OMC: Why do you feel you deserve compensation from the show?

BC: Right now we make a portion of our income by licensing the "What What" video to shows on television, like we did with Comedy Central's "Tosh.0." Larger, mainstream companies are still pretty new at this whole idea of licensing original content from from Web video artists, so it's understandable that those in charge of licensing over at Comedy Central (or wherever) may have made a mistake when they licensed only the song and not the video.

OMC: What do you say to people who think your lawsuit will be harmful to free speech in that parody has traditionally been protected by the first amendment?

BC: We understand that fair use is an important legal concept, but the rules need to be more clear.
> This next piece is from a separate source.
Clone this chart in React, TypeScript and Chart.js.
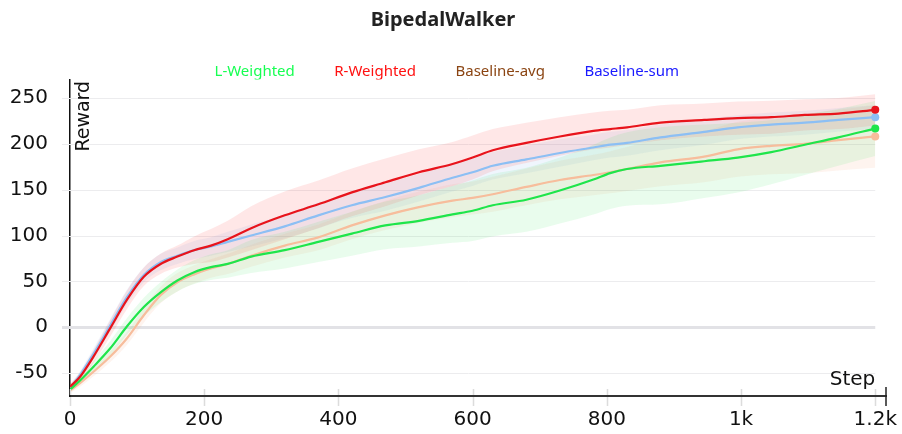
import React, { useEffect, useRef } from "react";
import { Chart, registerables } from "chart.js";

Chart.register(...registerables);

// ---- data ----
const steps = [0, 15, 35, 60, 85, 110, 135, 160, 185, 210, 235, 270, 320, 370, 420, 470, 520, 570, 600, 630, 680, 730, 780, 805, 830, 880, 945, 995, 1045, 1095, 1145, 1200];

const lWeighted = [-68, -58, -43, -23, 1, 22, 38, 51, 60, 65.5, 69, 77, 84, 93, 102, 111, 116, 123, 127, 133, 139, 149, 161, 168, 172.5, 176, 181, 185, 191, 199, 207, 216.6];
const rWeighted = [-65, -54, -32, -1, 30, 55, 69, 77, 84, 89, 96, 108, 122, 134, 147, 158, 169, 178, 185, 193, 201, 208, 214, 216, 218, 223, 226, 228, 229, 231.5, 233, 237];
const baselineAvg = [-69, -61, -48.6, -32, -12, 13, 35, 49, 57.6, 64, 69, 78, 89, 98, 111, 122, 131, 138, 141, 145, 153, 160.5, 166, 169, 172.5, 179.7, 186, 194, 197.8, 200, 204, 208];
const baselineSum = [-66, -52, -29, 2, 33, 57, 71, 78, 84, 88, 93, 100, 110, 122, 133, 142, 152, 163, 169, 176, 183, 190, 196, 199, 201, 207, 213, 218, 221, 223, 226, 229];

// half-width of the shaded band around each mean line
const lWeightedSpread = [3, 4, 6, 8, 9, 10, 11, 12, 13, 14, 15, 18, 20, 22, 24, 26, 28, 31, 33, 34, 35, 36, 38, 39, 40, 42, 40, 38, 35, 33, 31, 30];
const rWeightedSpread = [3, 5, 7, 9, 10, 10, 11, 12, 15, 18, 20, 24, 26, 26, 26, 26, 25, 24, 24, 23, 22, 21, 20, 20, 19, 19, 18, 18, 18, 17, 17, 17];
const baselineAvgSpread = [3, 4, 5, 6, 7, 8, 9, 10, 10, 10, 11, 12, 13, 14, 15, 16, 17, 18, 18, 19, 20, 21, 22, 23, 24, 26, 28, 30, 31, 32, 33, 34];
const baselineSumSpread = [3, 4, 6, 7, 8, 8, 9, 9, 10, 10, 11, 12, 13, 14, 14, 15, 15, 15, 15, 15, 15, 15, 14, 14, 14, 14, 14, 13, 13, 13, 13, 13];

const seriesNames = ["L-Weighted", "R-Weighted", "Baseline-avg", "Baseline-sum"];
const yTicks = [-50, 0, 50, 100, 150, 200, 250];
const xTicks = [0, 200, 400, 600, 800, 1000, 1200];
const xTickLabels = ["0", "200", "400", "600", "800", "1k", "1.2k"];

const TITLE = "BipedalWalker";
const X_LABEL = "Step";
const Y_LABEL = "Reward";

// ---- styles ----
const lineColors = ["#1fe54b", "#e8141c", "#f7bd9c", "#8cbff4"];
const bandColors = [
  "rgba(40, 225, 80, 0.10)",
  "rgba(255, 60, 60, 0.12)",
  "rgba(245, 165, 120, 0.12)",
  "rgba(120, 170, 240, 0.12)",
];
const legendColors = ["#17ff52", "#ff1010", "#8b4513", "#1a1aff"];
const AXIS_FONT = "DejaVu Sans";
const TEXT_FONT = "Noto Sans";

const means = [lWeighted, rWeighted, baselineAvg, baselineSum];
const spreads = [lWeightedSpread, rWeightedSpread, baselineAvgSpread, baselineSumSpread];

const toPts = (vals: number[]) => steps.map((s, i) => ({ x: s, y: vals[i] }));

const decorPlugin = {
  id: "decor",
  beforeDatasetsDraw(chart: any) {
    const { ctx, chartArea, scales } = chart;
    const xs = scales.x;
    const ys = scales.y;
    const gridRight = xs.getPixelForValue(xTicks[xTicks.length - 1]);
    ctx.save();
    yTicks.forEach((v) => {
      const py = Math.round(ys.getPixelForValue(v)) + 0.5;
      ctx.beginPath();
      ctx.lineWidth = v === 0 ? 3 : 1;
      ctx.strokeStyle = v === 0 ? "#e2e2e6" : "#ececee";
      ctx.moveTo(chartArea.left - 8, py);
      ctx.lineTo(gridRight, py);
      ctx.stroke();
    });
    ctx.restore();
  },
  afterDraw(chart: any) {
    const { ctx, chartArea, scales } = chart;
    const xs = scales.x;
    const gridRight = xs.getPixelForValue(xTicks[xTicks.length - 1]);
    ctx.save();
    // x tick marks
    ctx.strokeStyle = "#dcdcdc";
    ctx.lineWidth = 1.5;
    xTicks.forEach((v) => {
      const px = Math.round(xs.getPixelForValue(v)) + 0.5;
      ctx.beginPath();
      ctx.moveTo(px, chartArea.bottom - 7);
      ctx.lineTo(px, chartArea.bottom - 1);
      ctx.moveTo(px, chartArea.bottom + 1);
      ctx.lineTo(px, chartArea.bottom + 10);
      ctx.stroke();
    });
    // end cap on x axis
    ctx.strokeStyle = "#222";
    ctx.lineWidth = 1.5;
    ctx.beginPath();
    ctx.moveTo(chartArea.right, chartArea.bottom - 9);
    ctx.lineTo(chartArea.right, chartArea.bottom + 10);
    ctx.stroke();
    // axis titles
    ctx.fillStyle = "#111";
    ctx.font = `19px "${AXIS_FONT}"`;
    ctx.textAlign = "left";
    ctx.textBaseline = "alphabetic";
    ctx.translate(chartArea.left + 19, chartArea.top + 72);
    ctx.rotate(-Math.PI / 2);
    ctx.fillText(Y_LABEL, 0, 0);
    ctx.restore();
    ctx.save();
    ctx.fillStyle = "#111";
    ctx.font = `20px "${AXIS_FONT}"`;
    ctx.textAlign = "right";
    ctx.textBaseline = "alphabetic";
    ctx.fillText(X_LABEL, gridRight, chartArea.bottom - 11);
    ctx.restore();
  },
};

export default function App() {
  const ref = useRef<HTMLCanvasElement | null>(null);

  useEffect(() => {
    document.body.style.margin = "0";
    if (!ref.current) return;

    const datasets: any[] = [];
    means.forEach((m, k) => {
      const sp = spreads[k];
      datasets.push({
        label: seriesNames[k] + " upper",
        data: toPts(m.map((v, i) => v + sp[i])),
        borderWidth: 0,
        pointRadius: 0,
        backgroundColor: bandColors[k],
        fill: "+1",
        cubicInterpolationMode: "monotone",
        order: 5,
      });
      datasets.push({
        label: seriesNames[k] + " lower",
        data: toPts(m.map((v, i) => v - sp[i])),
        borderWidth: 0,
        pointRadius: 0,
        fill: false,
        cubicInterpolationMode: "monotone",
        order: 5,
      });
    });
    const lineIdx: number[] = [];
    means.forEach((m, k) => {
      lineIdx.push(datasets.length);
      datasets.push({
        label: seriesNames[k],
        data: toPts(m),
        borderColor: lineColors[k],
        backgroundColor: lineColors[k],
        borderWidth: 2.2,
        pointRadius: steps.map((_, i) => (i === steps.length - 1 ? 4 : 0)),
        pointBorderWidth: 0,
        pointBackgroundColor: lineColors[k],
        fill: false,
        cubicInterpolationMode: "monotone",
        order: [2, 1, 4, 3][k],
      });
    });

    const chart = new Chart(ref.current, {
      type: "line",
      data: { datasets },
      plugins: [decorPlugin],
      options: {
        animation: false,
        responsive: false,
        events: [],
        layout: { padding: { left: 0, right: 16, top: 0, bottom: 0 } },
        plugins: {
          tooltip: { enabled: false },
          title: {
            display: true,
            text: TITLE,
            color: "#222",
            font: { family: TEXT_FONT, size: 20, weight: "bold" },
            padding: { top: 8, bottom: 0 },
          },
          legend: {
            display: true,
            position: "top",
            maxHeight: 47.6,
            labels: {
              boxWidth: 0,
              boxHeight: 15,
              padding: 32,
              font: { family: TEXT_FONT, size: 15 },
              generateLabels: () =>
                seriesNames.map((name, k) => ({
                  text: name,
                  fontColor: legendColors[k],
                  fillStyle: "rgba(0,0,0,0)",
                  strokeStyle: "rgba(0,0,0,0)",
                  lineWidth: 0,
                  hidden: false,
                  datasetIndex: lineIdx[k],
                })),
            },
          },
        },
        scales: {
          x: {
            type: "linear",
            min: 0,
            max: 1216,
            afterBuildTicks: (scale: any) => {
              scale.ticks = xTicks.map((v) => ({ value: v }));
            },
            afterFit: (scale: any) => {
              scale.height = 38;
            },
            ticks: {
              color: "#111",
              font: { family: AXIS_FONT, size: 20 },
              padding: 4,
              maxRotation: 0,
              autoSkip: false,
              callback: (_v: any, i: number) => xTickLabels[i],
            },
            grid: { color: "rgba(0,0,0,0)", tickLength: 8, drawOnChartArea: false },
            border: { display: true, color: "#333", width: 2 },
          },
          y: {
            type: "linear",
            min: -75,
            max: 270,
            afterBuildTicks: (scale: any) => {
              scale.ticks = yTicks.map((v) => ({ value: v }));
            },
            afterFit: (scale: any) => {
              scale.width = 70;
            },
            ticks: {
              color: "#111",
              font: { family: AXIS_FONT, size: 20 },
              padding: 14,
              autoSkip: false,
              callback: (v: any) => String(v),
            },
            grid: { color: "rgba(0,0,0,0)", tickLength: 8, drawOnChartArea: false },
            border: { display: true, color: "#111", width: 1.5 },
          },
        },
      },
    });
    return () => chart.destroy();
  }, []);

  return (
    <div style={{ width: 902, height: 434, background: "#fff" }}>
      <canvas ref={ref} width={902} height={434} style={{ display: "block" }} />
    </div>
  );
}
Viacom's position on fair use is contradictory: whenever they take copyrighted works from someone else, it is fair use; whenever someone takes copyrighted work from them, it's copyright infringement. We don't think Viacom should get to operate with a double-standard like that. We don't want to prevent shows like "South Park" from doing covers of our work, we just want to make sure copyright of independent artists is respected. In this case, we don't believe what they did counts as parody. There is a common misunderstanding that anything funny equals parody, but that's simply not the case. At the end of the day, all that was accomplished by South Park's use of our video was to repeat the same joke that we had already made.

OMC: Did you try contacting the "South Park" camp prior to filing the lawsuit and what was their response if so?
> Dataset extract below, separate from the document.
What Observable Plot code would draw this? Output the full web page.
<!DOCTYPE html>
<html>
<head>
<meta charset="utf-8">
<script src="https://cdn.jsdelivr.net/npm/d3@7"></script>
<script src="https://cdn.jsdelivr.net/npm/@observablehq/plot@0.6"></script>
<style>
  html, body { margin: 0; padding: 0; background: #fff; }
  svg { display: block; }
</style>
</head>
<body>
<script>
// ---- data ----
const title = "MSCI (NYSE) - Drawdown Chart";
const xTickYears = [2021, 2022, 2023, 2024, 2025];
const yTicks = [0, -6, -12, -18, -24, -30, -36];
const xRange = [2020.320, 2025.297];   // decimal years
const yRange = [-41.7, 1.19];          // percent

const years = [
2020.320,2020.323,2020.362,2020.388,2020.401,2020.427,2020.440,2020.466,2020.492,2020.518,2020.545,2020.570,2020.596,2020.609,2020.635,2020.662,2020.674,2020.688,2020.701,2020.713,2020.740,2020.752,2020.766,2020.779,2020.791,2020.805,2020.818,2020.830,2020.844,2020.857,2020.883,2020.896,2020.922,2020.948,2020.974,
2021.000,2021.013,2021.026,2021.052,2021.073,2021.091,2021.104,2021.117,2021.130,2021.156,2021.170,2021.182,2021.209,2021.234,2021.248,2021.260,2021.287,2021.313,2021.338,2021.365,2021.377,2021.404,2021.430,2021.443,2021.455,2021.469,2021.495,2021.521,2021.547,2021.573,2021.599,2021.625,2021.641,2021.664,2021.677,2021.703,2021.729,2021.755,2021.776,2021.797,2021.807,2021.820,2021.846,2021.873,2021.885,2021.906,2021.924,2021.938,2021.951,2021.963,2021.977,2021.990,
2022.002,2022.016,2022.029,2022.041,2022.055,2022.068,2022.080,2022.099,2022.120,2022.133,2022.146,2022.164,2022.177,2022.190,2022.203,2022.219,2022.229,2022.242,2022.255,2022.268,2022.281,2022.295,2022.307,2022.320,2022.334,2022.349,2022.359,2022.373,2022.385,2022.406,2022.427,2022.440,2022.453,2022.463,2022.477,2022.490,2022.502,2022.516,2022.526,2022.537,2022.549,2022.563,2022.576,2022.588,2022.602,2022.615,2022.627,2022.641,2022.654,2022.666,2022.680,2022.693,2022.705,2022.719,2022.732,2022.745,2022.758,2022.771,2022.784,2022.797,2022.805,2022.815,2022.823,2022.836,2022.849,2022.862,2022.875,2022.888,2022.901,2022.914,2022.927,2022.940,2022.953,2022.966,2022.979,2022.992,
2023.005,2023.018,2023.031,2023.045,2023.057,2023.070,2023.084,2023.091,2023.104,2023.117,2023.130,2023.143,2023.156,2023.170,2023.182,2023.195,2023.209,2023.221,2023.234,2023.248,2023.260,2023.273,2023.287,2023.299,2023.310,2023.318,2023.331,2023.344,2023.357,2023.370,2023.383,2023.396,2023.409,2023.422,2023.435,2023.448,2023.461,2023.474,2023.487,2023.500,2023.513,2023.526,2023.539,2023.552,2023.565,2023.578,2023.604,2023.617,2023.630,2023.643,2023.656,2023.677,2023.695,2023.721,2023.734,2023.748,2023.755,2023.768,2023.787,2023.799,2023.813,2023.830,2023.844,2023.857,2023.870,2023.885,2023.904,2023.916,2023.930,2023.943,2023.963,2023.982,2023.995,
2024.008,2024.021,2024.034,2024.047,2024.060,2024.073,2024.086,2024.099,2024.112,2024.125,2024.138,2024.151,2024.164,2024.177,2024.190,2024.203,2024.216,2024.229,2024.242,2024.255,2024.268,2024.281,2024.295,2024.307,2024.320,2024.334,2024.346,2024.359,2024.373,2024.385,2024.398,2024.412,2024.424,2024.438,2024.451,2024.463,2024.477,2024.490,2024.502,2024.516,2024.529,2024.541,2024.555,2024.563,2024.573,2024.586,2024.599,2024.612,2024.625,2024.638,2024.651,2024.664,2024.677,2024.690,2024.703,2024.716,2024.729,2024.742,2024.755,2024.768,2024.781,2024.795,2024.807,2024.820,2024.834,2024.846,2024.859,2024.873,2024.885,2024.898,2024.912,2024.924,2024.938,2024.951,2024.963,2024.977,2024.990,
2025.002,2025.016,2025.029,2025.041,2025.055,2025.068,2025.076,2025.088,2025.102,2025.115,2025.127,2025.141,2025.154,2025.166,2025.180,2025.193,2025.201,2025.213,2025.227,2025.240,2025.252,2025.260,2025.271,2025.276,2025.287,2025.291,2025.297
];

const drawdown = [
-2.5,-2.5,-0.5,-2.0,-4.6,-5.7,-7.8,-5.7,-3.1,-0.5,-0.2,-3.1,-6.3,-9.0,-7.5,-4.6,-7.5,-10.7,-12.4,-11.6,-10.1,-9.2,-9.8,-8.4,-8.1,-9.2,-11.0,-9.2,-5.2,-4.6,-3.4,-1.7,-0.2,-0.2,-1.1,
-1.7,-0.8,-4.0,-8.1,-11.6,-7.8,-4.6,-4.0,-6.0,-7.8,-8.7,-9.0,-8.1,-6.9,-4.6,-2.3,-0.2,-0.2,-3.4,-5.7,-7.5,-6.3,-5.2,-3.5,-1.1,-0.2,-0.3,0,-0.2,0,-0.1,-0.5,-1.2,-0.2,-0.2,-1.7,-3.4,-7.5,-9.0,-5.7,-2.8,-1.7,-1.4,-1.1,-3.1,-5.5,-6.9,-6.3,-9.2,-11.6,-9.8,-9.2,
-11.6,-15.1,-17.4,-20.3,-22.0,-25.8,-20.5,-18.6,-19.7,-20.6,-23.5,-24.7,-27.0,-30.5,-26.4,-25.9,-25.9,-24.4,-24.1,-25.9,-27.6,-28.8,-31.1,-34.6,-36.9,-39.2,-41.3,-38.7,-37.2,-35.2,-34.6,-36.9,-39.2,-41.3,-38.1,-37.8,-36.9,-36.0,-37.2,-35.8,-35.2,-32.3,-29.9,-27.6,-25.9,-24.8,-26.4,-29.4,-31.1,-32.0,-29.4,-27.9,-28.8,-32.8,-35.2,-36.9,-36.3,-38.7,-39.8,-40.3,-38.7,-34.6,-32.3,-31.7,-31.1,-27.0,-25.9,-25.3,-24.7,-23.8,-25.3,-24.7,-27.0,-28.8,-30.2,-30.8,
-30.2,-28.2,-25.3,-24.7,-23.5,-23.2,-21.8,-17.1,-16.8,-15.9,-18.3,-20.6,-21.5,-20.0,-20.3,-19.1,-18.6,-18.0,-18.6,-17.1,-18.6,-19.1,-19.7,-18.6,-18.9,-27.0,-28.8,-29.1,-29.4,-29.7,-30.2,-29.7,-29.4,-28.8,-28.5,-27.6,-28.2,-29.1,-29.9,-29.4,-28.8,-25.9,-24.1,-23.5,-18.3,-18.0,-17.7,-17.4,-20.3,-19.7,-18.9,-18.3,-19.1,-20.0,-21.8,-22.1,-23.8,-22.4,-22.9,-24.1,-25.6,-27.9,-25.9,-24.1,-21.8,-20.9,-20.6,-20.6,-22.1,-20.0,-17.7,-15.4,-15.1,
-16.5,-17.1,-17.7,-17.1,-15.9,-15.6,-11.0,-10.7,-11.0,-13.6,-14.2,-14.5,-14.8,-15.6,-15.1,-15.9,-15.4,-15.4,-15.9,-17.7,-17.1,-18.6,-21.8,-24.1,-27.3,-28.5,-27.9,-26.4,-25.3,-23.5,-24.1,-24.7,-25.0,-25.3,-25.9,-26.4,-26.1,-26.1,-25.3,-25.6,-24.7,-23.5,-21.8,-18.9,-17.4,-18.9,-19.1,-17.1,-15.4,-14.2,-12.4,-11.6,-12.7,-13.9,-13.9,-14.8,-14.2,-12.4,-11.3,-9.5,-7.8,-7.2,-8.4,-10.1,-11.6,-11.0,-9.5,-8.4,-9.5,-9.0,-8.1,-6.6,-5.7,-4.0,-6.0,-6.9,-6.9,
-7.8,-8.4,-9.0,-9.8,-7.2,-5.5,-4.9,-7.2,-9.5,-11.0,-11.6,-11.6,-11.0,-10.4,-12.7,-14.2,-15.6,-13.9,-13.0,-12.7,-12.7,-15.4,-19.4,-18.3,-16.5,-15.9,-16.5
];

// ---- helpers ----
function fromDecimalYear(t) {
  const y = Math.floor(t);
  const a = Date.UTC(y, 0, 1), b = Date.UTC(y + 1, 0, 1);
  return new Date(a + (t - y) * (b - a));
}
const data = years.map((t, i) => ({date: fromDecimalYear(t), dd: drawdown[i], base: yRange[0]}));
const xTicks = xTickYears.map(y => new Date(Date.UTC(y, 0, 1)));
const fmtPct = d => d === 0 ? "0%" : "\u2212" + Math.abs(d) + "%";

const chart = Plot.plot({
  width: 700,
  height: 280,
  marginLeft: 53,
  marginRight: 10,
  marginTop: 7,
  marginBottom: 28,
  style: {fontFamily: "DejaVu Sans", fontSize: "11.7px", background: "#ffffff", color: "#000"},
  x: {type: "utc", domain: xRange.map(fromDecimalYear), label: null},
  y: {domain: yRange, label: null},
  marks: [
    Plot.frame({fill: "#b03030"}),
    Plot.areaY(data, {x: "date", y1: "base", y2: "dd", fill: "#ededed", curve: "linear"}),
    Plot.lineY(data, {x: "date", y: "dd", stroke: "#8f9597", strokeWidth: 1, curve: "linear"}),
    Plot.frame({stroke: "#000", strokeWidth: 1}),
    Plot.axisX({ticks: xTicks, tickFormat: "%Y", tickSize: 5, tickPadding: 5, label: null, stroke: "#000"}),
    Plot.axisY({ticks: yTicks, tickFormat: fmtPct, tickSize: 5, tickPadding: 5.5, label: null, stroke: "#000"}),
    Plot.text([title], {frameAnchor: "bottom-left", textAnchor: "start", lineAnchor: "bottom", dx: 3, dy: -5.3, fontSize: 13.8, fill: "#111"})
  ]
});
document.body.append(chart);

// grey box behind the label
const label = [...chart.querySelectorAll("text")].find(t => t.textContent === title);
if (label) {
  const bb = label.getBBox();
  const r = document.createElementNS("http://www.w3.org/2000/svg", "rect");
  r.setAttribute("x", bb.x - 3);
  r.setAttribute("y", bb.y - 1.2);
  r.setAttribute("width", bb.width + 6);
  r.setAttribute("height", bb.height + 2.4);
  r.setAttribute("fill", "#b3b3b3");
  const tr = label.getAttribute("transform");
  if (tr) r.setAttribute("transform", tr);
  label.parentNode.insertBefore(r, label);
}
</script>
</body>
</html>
BC: We love "South Park" and we have a huge amount of respect for Matt and Trey, in fact they're not even listed in the lawsuit. We sent an e-mail to them right after the episode aired, thanking them for re-creating our video. A lot of people make the mistake that Samwell made the "What What" video, and we wanted to introduce ourselves to Matt and Trey, but they never replied. Several months later we found out that Samwell had been paid for his song, so we mailed a letter to Matt and Trey explaining our situation and asking for their help in figuring it out. We assumed they had nothing to do with licensing, but would probably be in a position to talk to the right people. We never heard back. Several months after that, when the episode was about to come out on DVD, we decided we had no choice but to send a cease and desist letter. This was done in order to let them know we were serious about our intention to defend our copyright if pressed. As a result, they had a large Los Angeles litigation firm reply with a seven page threatening letter.

OMC: It's been a long time since the "South Park" episode aired, why did you wait until now to file a lawsuit?

BC: There's a three-year statute of limitations for these sorts of cases, and we wanted to spend as much time as possible making sure we knew what we were doing. You don't just go and sue Viacom, it's one of the largest and most powerful companies in the world! We're just two guys who work on goofy art videos in Milwaukee, and we knew this would be a David and Goliath sort of lawsuit. We knew we'd better get the facts straight and talk to as many experts as possible, because this is not the sort of thing one should enter into without being fully prepared. We do regret that the timing coincided with South Park's recent Inception plagiarism fiasco, but we only heard about that incident from the press, after our lawsuit was filed. It's been extremely interesting to read up on the Inception-gate situation now, though. We can't help wondering if their apology would have been so forthcoming had the blogosphere not made such a big fuss on the behalf of the original artists.